After the pre-Broadway tryout in Boston he walked out, to be replaced at short notice by Donal Donnelly. Flanders blamed Kaye’s inadequacy but it is obvious he was having his own struggles.
Perhaps, indeed, the real problem was Mason — not because he was less than excellent (Friel seems deeply impressed by his work), but because Faith Healer would not have been produced on Broadway without him as the star attraction.
And perhaps it should not have been. It is an exquisite chamber piece — a string quartet rather than a grand opera.
As Friel acknowledges, briefly, late in the increasingly fraught process, “the play is ... almost entirely without concession to a casual hearing”. That’s not a recommendation I’d want to put up in lights on a Broadway marquee.
The Faith Healer diary gives us glimpses — all the more impressive for being so compressed — of the devastation wrought on Friel by the very public disaster that theatre can inflict on a dramatist
The consequent pain produces, however, a far more interesting diary than a roaring triumph might have done. What makes Peter Fallon’s elegantly produced edition so worthwhile, for all the slimness of the contents, is the way the diary echoes the suffering explored in the play itself.

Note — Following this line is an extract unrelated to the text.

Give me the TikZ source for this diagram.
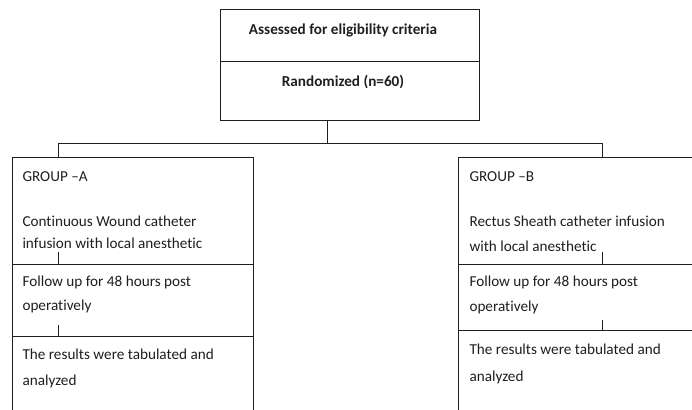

It captures, as few theatrical records have done, the tortuous hovering between the possibility that wonders might somehow happen and the likelihood of abject failure. We glimpse Kaye’s distress, the anguish of knowing that she was not up to the job made deeper by her need (at Mason’s urging) to carry on trying to do it.
But the main affliction here is, of course, Friel’s own. There’s a genuine poignancy to his situation. He knows that he has written “a work of art” and is “nervous — because of its theme — that it is a swansong”.
Yet he is watching it all fall apart. His artistic swan song might be turning into a cacophony, his bons mots distorted into bum notes.
As anyone who knew him would have sensed, Friel was already so harsh on himself that the last thing he needed was the experience of failure to bring him back to Earth. Alongside the diary, Gallery has published Friel’s 1970 satire The Mundy Scheme, a dark farce in which the Irish government, having run out of money, tries to flog the country to Americans as a romantic place to be buried.
It is not by any means a masterwork, but it is both intriguing in itself and of great interest as an element in his body of work. Yet Friel took its failure so badly that it was excluded, at his insistence, from Gallery’s otherwise definitive multi-volume Collected Plays of 2016. Fallon is quite right to restore it to his oeuvre now.
The Faith Healer diary gives us glimpses — all the more impressive for being so compressed — of the devastation wrought on Friel by the very public disaster that theatre can inflict on a dramatist. As audiences walk out of a preview in Boston, he writes: “I can’t see people listening + responding + saying Yes. Fuck them. I don’t want to write any more.”
The experience is summed up: “It was all so shattering. The worst ever, I think ... Anyhow, I’m done.”
Happily, he was not. Joe Dowling, then the new artistic director of the Abbey, persuaded Friel — against his and almost everyone else’s better judgment — to allow him to stage Faith Healer in Dublin in August 1980. With Kate Flynn as Grace, John Kavanagh as Teddy and Donal McCann giving a mesmerising performance that branded itself on the brains of so many of those of us who saw it, it revealed itself as a masterpiece.
Whatever that mysterious force may be, it could be summoned after all. The wound of Faith Healer’s failure was itself miraculously healed.